Typically, the DOC said, released inmates have one to three days to report to Delaware Probation and Parole upon her release. Culp is on Level III probation.

“She was given reporting instructions,” Ms. Hicks said.

“Offenders are typically instructed to report to their assigned Probation Officer anywhere between 24 and 72 hours of release.”

Ms. Hicks said “offenders who are released will be provided with a bus pass and/or stipend with a combined monetary value not to exceed $50.”

Culp was convicted of second-degree murder and possession of a firearm during the commission of a felony and sentenced to 28 years, suspended after 17 years, in prison by Judge Henry duPont Ridgely on Aug. 1, 2001 in Kent County Superior Court. Mandatory minimum sentencing guidelines called for at least 13 years of prison time.

After hearing arguments from Mr.
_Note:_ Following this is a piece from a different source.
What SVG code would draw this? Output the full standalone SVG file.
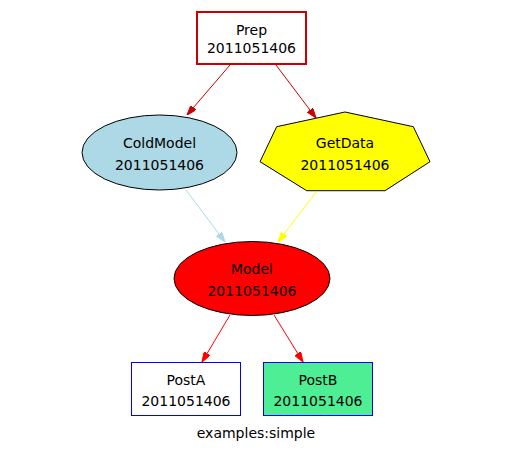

Deely and Deputy Attorney General Jason Cohee last Thursday, Judge Robert B. Young cited Culp’s extensive rehabilitation efforts as critical to the modified sentence order.

The order noted that the Level III probationary status may be can transferred to Florida if Culp meets interstate transfer guidelines.

Generally, Ms. Hicks said, “When an offender is scheduled for release, the DOC obtains the order directly from the court who has authorized the release.

“Our Central Offender Records department receives the order and begins processing the release. Additionally, a national inquiry is conducted to ensure that the offender has no outstanding warrants or capias’ in another state. “

On its Web site, the DOC described Level III probation as “Intensive supervision (that) entails at least the equivalent of one hour of supervision per day and no more than 56 hours of supervision per week.

“The minimum of one hour of supervision per day is achieved through direct offender contact, collateral contact, verification of each offender’s activities (e.g., residence, employment, training and school), and performance with court-ordered treatment and Community Service.

“The emphasis is on supervision through increased community contacts.”